Recent History – 1999
June 28, 1999, By Kelly Henschel, Daily News Staff
Tumbler Ridge isn’t ready to roll over and die just yet.
“I believe people are still taking this well in their stride,” says Mayor Paul Kealy of the recent layoff notices given to 125 workers at Quintette Coal.
“There’s still some shock and disbelief in the community, but not as much as there was last time when there was over 200 employees laid off.” The last time was in April, 1998 when more than 270 positions were reduced at Quintette, one of the two mining operations in Tumbler Ridge.
This April, Bullmoose Mine dismissed another 68 workers as well. While residents are definitely not hardened to these types of job cuts, Kealy says, it means the town is just going to have to work harder to diversify the economy in the one-resource community.
“It may take another few years to become totally diverse so we’re not as reliant on coal as when we first built,” he says, hoping focus will turn to opportunities such as forestry, gas exploration and tourism.
However, Kealy admits, the loss of jobs will mean some painful times for the town of 2,700. “Some of the businesses have threatened that they many have to reduce or close down,” he says. “This could be the straw that broke the camel’s back.”
Chris Smith, owner of The Parrot Tree, a small clothing store in Tumbler Ridge, has already felt the sting of past layoffs.
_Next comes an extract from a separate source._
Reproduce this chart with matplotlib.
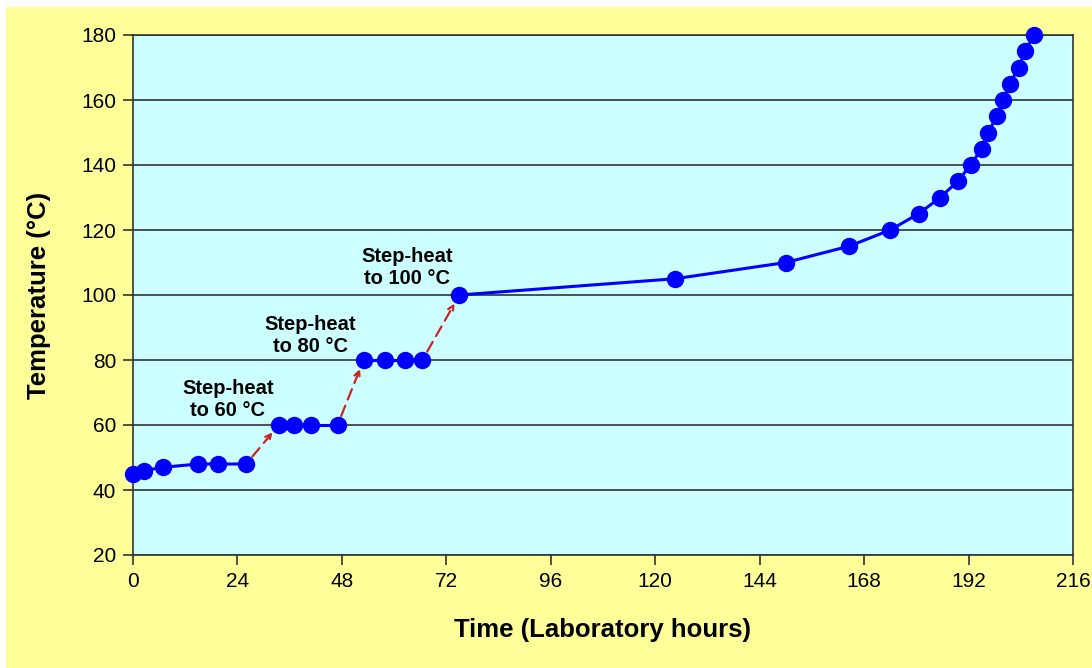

Last year she had to buy out her partner because of all the layoffs, she says, and now the future looks uncertain once again.
Wes Klause, the owner of People’s Drug Mart in the mining town, says he’s also lost business and already had to cut employee hours after the layoffs last year.
“As a business owner in Tumbler Ridge, I would say it’s bleak,” says Klause of the future. “It’s pretty hard on everyone,” Smith agrees.
Her own family has been impacted as well. Her son lost his job at Bullmoose and her husband is waiting to find out if he still has a job at Quintette.
“It’s pretty sad, but what can you do?” she says. “I guess we’re just going to ride along for a little while and see what happens.”
At present, most families are just trying to digest the news, says Kevin Pack, a nine-year veteran at Quintette.
“A lot of the guys are joking about it, but underlying it all, I think a lot of them are upset that this is happening again,” he says.
Many are frustrated as they wait for word this week as to the final verdict about their jobs, says Harold Robinson. “Some guys are just biting their nails waiting for the judgment as to who’s actually going to get a layoff,” he says.
Having been laid off himself four times in the last year, Robinson says he’s had enough and will take a voluntary dismissal. “I’m looking for something a little more stable now,” he says. “I think that’s what a lot of the guys are going to be doing.”
Although there’s a good chance he will be one of those laid off, Pack says his family will be staying in Tumbler Ridge. However he says, watching friends leave is very hard.
“For those of us who stay behind, it’s depressing to watch all those moving vans rolling in”, he says. “Last year we watched a lot of family and friends leave. It puts a real damper on the community.”
Kealy still holds out hope for a brighter future for the town.
“I just hope this is the end of it and we can get on with the rest of our lives and grow from here,” he says. “We’re not giving up yet.”